2017-11-03 14:20:40,849 tdc_core.base.system [ERROR] Configure Database Stopped at 2017-11-03 14:20:40. Error: Task Error:[Initialize Database] cnsrun failed.

 

I've looked at the cnsrun documentation in the manual but it doesn't really help diagnose the issue. Looks like a connectivity issue but it's not clear what it's trying to connect to (I can't think what it would try to connect to either).

 

Any ideas?

 

Richard

4 REPLIES
Teradata Employee

Re: Failure restarting Teradata Database Developer instance on AWS

If you plan on stoping and starting the image you need to launch one of the instance types that using EBS (Elastic Block Storage) so that the database data is preserved upon node shutdown. The nodes that use the EBS storarge are the ones that start with the letter "m"  (such as m4.10xlarge, m4.16xlarge).  Once you re-run tdc-init it does what is called a sysinit which wipes out all data in your database and sets it up like a new system. I believe you can type just tdc-init wihtout any arguements and see if that brings you system back up. But again I want to make sure you are clear that running this command will wipe all of the data out of your database as if it is a new system without any data.
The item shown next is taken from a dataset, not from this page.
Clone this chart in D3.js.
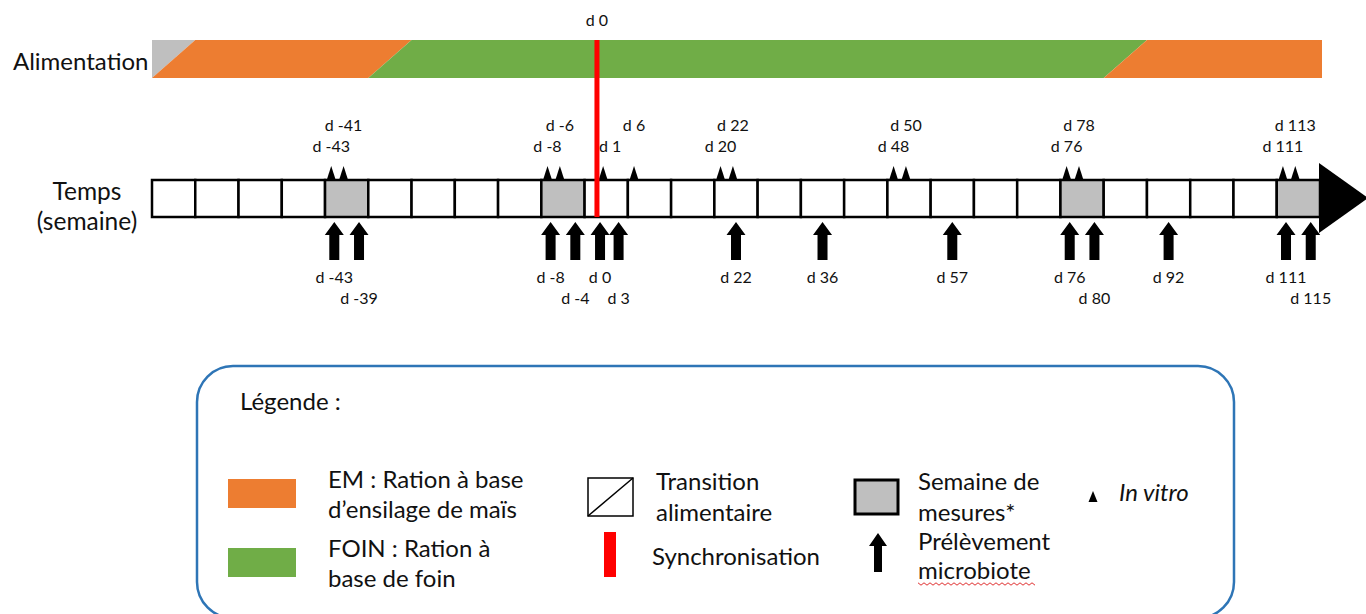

Re: Failure restarting Teradata Database Developer instance on AWS

Hi Arnie, thanks for taking the time to respond.

 

I'm running this solution at the lowest possible cost, and as as result I'm using a d2.xlarge solution that runs without EBS storage. I'm not worried about losing any of my data, this is a pure development solution and I've got a script to rebuild the environment if required. The only outstanding issue with this solution is my inability to be able to restart the service after I've shut it down as described above. Obviously one answer is to terminate the service and start a new one but from a purely technical point of view I'd like to be able to restart this one.

 

Typing tdc-init without any arguments doesn't resolve the issue either.

Teradata Employee

Re: Failure restarting Teradata Database Developer instance on AWS

If I were going to attempt this, before I shut down the database I would go into ctl utility "debug" screen and set the "Start DBS" flag off. Since you know the database won't be able to start until re-initialized, why even attempt it? The tdc-init process isn't really designed to clean up a crashed instance.

 

To answer your earlier question, cnsrun is trying to connect to the virtual "database console", which is not available because the database has not started. You would need to look earlier in the log to see why not.

 

 

Re: Failure restarting Teradata Database Developer instance on AWS

Hi Fred,

 

Thanks for your advice on this issue. I ran the ctl utility and set the Start DBS parameter to Off. Unfortunately after shutting the database down, and then the instance, and then bringing it back up again and starting the database I get the same error.

 

With further testing what I've found though is that about one time in ten the tdc-init process will complete successfully. This allows me to take a successful log and a failed log and compare the two, and this shows the the first indication of any issue is precisely at the point in the log that I've pasted above. There are no failures or differences between the two logs until this point.

 

This also makes me suspect that the issue is a timeout issue. At that part in the process is there a timeout parameter that I could set differently that would give the cnsrun process to complete successfully? I've tried running the failed csnrun step directly from the command line and it does take a while to come back (but it always eventually comes back).